Your program must behave per the below; underlined is some sample input.

jharvard@appliance (~/Dropbox/hacker2): ./crack 50yoN9fp966dU
crimson

Assume that users' passwords, as plaintext, are composed of printable ASCII characters and are no longer than eight characters long. As for their ciphertexts, you’d best pull up the "man page" (i.e., manual) for crypt by executing

man crypt

in a terminal window so that you know how the function works. In particular, make sure you understand its use of a "salt." (According to the man page, a salt "is used to perturb the algorithm in one of 4096 different ways," but why might that be useful?) As implied by that man page, you’ll likely want to put

#define _XOPEN_SOURCE
#include <unistd.h>

at the top of your file. Moreover, you’ll want to link with -lcrypt, as by compiling not with make but with:

clang -o crack crack.c -lcrypt

You might also want to read up on C’s support for file I/O, as there’s quite a number of English words in /usr/share/dict/words in the appliance that might (or might not) save your program some time.

By design, /etc/passwd entrusts the security of passwords to an assumption: that adversaries lack the computational resources with which to crack those passwords. Once upon a time, that may have been true. Perhaps some still do. But when it comes to security, assumptions are dangerous. May that this problem set make that claim all the more real.

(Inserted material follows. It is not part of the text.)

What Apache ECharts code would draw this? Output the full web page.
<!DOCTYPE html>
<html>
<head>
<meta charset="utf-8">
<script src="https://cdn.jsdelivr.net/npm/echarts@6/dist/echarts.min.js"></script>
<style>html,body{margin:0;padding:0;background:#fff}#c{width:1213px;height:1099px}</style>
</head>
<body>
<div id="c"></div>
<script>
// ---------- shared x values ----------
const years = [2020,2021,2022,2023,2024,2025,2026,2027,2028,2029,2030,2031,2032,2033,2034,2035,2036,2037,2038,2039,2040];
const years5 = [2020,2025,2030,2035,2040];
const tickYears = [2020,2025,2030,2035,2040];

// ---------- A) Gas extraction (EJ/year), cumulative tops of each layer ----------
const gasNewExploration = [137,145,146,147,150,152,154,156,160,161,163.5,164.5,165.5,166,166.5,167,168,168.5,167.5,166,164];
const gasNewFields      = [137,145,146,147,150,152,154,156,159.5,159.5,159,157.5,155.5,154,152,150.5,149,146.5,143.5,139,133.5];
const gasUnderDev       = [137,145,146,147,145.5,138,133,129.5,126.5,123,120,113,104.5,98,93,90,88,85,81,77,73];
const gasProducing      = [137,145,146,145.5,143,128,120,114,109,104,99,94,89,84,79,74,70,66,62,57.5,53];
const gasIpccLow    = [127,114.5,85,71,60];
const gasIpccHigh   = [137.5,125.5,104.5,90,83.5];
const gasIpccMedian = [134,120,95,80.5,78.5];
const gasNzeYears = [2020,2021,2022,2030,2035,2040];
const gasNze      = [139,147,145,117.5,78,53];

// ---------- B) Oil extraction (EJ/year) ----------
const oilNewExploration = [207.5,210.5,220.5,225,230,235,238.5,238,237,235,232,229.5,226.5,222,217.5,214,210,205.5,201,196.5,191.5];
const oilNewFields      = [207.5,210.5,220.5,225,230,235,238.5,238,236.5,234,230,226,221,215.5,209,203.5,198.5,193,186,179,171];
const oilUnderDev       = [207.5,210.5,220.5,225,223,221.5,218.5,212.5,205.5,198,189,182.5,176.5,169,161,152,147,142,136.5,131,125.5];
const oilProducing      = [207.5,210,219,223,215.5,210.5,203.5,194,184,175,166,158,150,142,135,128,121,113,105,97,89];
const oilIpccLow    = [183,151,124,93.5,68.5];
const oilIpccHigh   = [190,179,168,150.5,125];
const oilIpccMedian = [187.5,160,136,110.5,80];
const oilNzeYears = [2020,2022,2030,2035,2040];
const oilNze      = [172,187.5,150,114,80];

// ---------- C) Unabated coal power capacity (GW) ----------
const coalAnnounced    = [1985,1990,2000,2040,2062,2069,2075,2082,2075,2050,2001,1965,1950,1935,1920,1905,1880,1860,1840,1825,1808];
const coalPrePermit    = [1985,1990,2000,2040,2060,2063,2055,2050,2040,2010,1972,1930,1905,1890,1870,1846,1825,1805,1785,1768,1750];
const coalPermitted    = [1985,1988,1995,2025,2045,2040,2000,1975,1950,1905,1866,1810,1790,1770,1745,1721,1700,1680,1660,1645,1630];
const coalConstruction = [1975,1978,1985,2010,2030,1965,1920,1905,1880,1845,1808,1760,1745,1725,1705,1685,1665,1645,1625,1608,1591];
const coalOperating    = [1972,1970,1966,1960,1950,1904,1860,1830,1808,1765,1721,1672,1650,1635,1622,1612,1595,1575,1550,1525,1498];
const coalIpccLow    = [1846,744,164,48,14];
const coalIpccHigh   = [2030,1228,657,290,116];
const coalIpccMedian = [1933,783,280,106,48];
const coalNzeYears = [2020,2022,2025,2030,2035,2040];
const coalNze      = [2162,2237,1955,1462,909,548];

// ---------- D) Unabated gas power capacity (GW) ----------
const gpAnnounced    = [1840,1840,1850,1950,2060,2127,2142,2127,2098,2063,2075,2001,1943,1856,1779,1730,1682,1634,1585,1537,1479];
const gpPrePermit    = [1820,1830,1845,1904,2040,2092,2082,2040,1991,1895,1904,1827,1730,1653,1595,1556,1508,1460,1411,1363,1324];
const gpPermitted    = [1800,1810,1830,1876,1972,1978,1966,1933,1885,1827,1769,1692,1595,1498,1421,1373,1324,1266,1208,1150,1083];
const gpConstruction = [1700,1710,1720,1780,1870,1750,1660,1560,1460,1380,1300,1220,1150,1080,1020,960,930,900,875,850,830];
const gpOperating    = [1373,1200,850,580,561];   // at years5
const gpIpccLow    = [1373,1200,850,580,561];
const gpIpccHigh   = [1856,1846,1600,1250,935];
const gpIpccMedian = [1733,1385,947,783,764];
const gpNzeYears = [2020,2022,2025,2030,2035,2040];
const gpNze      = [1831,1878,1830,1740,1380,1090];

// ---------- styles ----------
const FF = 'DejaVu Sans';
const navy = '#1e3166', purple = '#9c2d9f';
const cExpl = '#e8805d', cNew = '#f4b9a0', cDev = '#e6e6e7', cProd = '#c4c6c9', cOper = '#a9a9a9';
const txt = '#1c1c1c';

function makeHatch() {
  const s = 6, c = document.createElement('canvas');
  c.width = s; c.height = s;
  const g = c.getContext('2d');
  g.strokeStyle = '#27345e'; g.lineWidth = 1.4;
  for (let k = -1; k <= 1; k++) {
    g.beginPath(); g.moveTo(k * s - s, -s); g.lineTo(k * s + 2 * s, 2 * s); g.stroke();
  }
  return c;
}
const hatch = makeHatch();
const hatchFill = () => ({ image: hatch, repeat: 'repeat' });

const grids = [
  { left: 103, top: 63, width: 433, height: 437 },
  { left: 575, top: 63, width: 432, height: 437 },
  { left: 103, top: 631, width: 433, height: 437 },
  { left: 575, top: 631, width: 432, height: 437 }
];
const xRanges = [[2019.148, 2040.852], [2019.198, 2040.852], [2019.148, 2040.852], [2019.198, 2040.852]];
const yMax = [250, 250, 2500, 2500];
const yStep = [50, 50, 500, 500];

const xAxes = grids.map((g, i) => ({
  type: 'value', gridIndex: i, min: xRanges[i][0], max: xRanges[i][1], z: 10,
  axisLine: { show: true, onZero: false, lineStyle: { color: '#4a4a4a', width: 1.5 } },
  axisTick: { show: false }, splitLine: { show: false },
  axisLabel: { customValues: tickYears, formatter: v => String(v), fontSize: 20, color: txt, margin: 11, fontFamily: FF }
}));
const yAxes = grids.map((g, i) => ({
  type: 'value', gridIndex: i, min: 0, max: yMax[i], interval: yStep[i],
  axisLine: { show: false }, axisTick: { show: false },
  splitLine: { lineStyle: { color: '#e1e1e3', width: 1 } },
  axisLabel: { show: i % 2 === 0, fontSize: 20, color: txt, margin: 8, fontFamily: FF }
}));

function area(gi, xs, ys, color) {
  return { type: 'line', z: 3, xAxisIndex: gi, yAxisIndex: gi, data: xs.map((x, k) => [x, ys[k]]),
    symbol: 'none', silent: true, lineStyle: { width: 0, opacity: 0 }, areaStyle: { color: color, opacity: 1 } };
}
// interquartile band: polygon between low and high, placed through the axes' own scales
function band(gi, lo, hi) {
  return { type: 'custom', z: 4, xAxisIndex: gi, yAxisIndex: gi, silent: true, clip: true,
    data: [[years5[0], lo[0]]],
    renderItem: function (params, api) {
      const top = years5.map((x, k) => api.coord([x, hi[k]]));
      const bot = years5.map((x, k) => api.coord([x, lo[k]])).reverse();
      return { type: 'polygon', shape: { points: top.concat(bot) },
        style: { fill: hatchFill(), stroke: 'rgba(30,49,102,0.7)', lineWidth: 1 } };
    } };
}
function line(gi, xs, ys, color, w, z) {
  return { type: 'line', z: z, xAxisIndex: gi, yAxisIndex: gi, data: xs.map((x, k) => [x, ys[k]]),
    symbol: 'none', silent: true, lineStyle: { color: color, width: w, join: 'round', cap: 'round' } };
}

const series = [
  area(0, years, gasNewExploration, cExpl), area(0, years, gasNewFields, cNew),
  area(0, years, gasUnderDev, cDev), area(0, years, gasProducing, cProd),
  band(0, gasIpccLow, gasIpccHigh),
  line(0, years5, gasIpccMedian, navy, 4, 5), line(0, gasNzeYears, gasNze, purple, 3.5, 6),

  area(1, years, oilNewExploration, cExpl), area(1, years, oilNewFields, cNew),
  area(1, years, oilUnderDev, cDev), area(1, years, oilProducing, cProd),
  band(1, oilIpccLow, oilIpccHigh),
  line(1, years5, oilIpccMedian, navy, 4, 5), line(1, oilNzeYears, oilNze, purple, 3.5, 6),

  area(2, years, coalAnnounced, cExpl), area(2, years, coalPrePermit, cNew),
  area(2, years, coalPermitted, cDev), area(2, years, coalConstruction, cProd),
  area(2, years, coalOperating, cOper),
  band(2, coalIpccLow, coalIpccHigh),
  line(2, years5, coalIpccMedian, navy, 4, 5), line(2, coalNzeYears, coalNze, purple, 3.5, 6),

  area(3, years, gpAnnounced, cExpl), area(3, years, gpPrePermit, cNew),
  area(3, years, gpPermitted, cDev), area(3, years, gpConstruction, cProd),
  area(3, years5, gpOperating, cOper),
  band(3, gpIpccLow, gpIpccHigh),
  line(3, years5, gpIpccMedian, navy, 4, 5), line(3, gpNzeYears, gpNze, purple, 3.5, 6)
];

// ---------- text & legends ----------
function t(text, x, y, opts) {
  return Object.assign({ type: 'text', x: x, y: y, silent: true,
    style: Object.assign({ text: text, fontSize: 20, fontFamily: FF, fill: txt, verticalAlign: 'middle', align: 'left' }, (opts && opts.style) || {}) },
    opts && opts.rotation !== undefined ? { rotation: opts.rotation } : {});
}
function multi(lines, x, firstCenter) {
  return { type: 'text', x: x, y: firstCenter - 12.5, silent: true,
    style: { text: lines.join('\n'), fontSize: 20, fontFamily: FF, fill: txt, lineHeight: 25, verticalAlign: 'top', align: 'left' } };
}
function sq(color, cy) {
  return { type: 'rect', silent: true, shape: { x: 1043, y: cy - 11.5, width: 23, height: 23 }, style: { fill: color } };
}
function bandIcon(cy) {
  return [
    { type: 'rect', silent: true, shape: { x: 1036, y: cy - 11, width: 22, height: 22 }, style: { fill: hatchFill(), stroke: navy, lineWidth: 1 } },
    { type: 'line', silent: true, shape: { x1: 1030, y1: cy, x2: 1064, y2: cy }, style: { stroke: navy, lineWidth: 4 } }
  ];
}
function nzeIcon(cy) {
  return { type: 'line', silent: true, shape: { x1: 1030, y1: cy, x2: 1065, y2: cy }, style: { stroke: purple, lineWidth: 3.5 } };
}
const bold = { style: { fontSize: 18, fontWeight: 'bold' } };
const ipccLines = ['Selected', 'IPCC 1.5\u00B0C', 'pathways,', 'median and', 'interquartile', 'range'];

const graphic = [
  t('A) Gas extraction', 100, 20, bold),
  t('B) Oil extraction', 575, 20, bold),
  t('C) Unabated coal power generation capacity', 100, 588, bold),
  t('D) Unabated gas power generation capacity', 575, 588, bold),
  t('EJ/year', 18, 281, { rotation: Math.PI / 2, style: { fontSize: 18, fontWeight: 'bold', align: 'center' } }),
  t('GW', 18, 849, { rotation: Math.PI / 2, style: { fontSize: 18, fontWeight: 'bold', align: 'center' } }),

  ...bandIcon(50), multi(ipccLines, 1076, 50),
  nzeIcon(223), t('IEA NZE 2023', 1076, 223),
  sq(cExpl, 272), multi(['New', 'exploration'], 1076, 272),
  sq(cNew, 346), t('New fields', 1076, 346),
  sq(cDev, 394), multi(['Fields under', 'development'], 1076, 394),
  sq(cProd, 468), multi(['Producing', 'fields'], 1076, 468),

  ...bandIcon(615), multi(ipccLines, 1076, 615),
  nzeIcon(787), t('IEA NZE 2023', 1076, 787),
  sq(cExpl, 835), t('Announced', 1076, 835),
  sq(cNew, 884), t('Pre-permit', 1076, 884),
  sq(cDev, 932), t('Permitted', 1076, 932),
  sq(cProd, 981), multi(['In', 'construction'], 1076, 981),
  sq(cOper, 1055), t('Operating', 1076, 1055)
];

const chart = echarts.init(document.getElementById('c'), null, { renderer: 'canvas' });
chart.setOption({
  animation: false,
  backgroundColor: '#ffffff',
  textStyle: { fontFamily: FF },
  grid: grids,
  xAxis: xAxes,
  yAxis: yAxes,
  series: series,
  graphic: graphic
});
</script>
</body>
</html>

We should note that this problem set is no invitation to seek out other passwords to crack. Do not conflate these Hacker Editions with "black hat" editions. We hope, though, that by understanding better the design of today’s systems, you might one day build better systems yourself. Besides acquainting you further with C, this problem set urges you to start questioning designs, as vulnerabilities (if not regrets) often result from poor ones.

If you’d like to play with the staff’s own implementation of crack, well, sorry! :-) Where’d be the fun in that?